Empowerment key to HIV health worker retention in Mozambique
A Cornell collaboration with international humanitarian agency CARE has found that providing health workers with financial incentives tied to their performance could boost their sense of empowerment and improve health services treating women and children with HIV in Mozambique.
Transmission of HIV from mothers to children via pregnancy, birth and breastfeeding is an urgent health issue in Mozambique, where approximately 1.8 million adults and children are living with HIV, according to the Joint United Nations Programme on HIV/AIDS. Complicating matters, the national health system has struggled to train and retain motivated, skilled health workers to provide services that prevent the transmission of HIV among these women and children.
“In a public health system — where one can easily make more money working for an NGO or even in the private sector opening a clinic — retaining motivated health workers in a low-resource, understaffed and perhaps overworked facility can be a challenge,” said Roseanne Schuster, Ph.D. ’16, a co-leader of the study with her then-doctoral adviser Sera Young, now an assistant professor of anthropology and global health at Northwestern University.
Over the past decade, one promising approach has been performance-based financing (PBF), a strategy that aims to improve health worker motivation by offering financial incentives tied to performance and the achievement of organizational goals. However, there has been a growing debate about whether PBF is effective.
“It’s a real challenge for program buy-in when working closely with leaders to co-create and co-design PBF with health facilities,” said Schuster, director of monitoring, evaluation and learning practice and innovation for the Global Impact Collaboratory at Arizona State University. “We need to be careful when adding extra tasks onto health workers in a system that is already overburdened … health workers often face longer hours, have access to fewer resources and face constant pressure to provide critical services that save lives.”
“In a public health system — where one can easily make more money working for an NGO or even in the private sector opening a clinic — retaining motivated health workers in a low-resource, understaffed and perhaps overworked facility can be a challenge.” — Roseanne Schuster, Ph.D. ’16
But the Cornell-led research team found that PBF does, in some contexts, lead to increased teamwork and empowerment, and retention. The team discovered that health workers who determined how financial incentives would be dispersed among themselves and the facilities, and were involved with setting organizational goals, felt more deeply engaged with their colleagues, patients and workplace.
The study, “Performance-based financing empowers health workers delivering prevention of vertical transmission of HIV services and decreases desire to leave in Mozambique” was published in January in the International Journal of Health Policy and Management.
The Cornell-CARE research team spent two years in northern Inhambane province, co-designing and implementing a one-year trial with three health facilities, the District Health Authority and CARE Mozambique. Financial incentives were dispersed each quarter, based on meeting predetermined health facility-specific goals tied to the number of women and children served. Forty-five percent of PBF incentives earned were directed to health workers as personal incentives. The remainder was allocated for health facility improvements determined by committees at each facility, which included physical upgrades to the maternity wards and improved hygiene and privacy conditions to incentivize women to visit the health facilities. The maximum financial incentive over one year was equivalent to one month’s salary.
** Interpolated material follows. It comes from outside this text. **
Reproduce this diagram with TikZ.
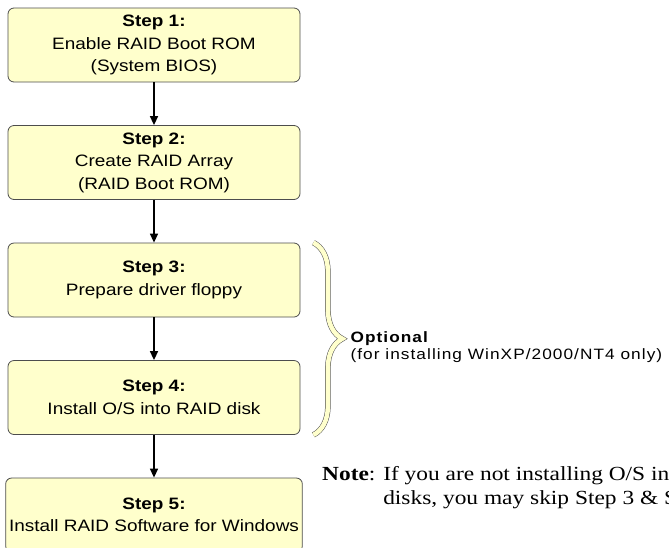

The researchers noted that involving health workers in developing group goals allowed them to see for themselves what was working and what they could improve to receive their incentive. This sense of autonomy empowered the workers to demand greater accountability from the health facility’s administration.
While PBF shows promise in retaining skilled health workers, Schuster warns that it is not a panacea, and requires careful consideration before deciding if it is an appropriate strategy for a given health environment.
“What are the motivational forces, what is the workload and what is the burnout context — you really need to look at all of these when thinking about whether PBF is a sustainable solution. Otherwise it can distort motivation and lead to long-term, unintended and likely negative consequences,” said Schuster.
The study was supported by the Atkinson Center for a Sustainable Future and CARE.
Liz Gustafson is a freelance writer for the Atkinson Center for a Sustainable Future.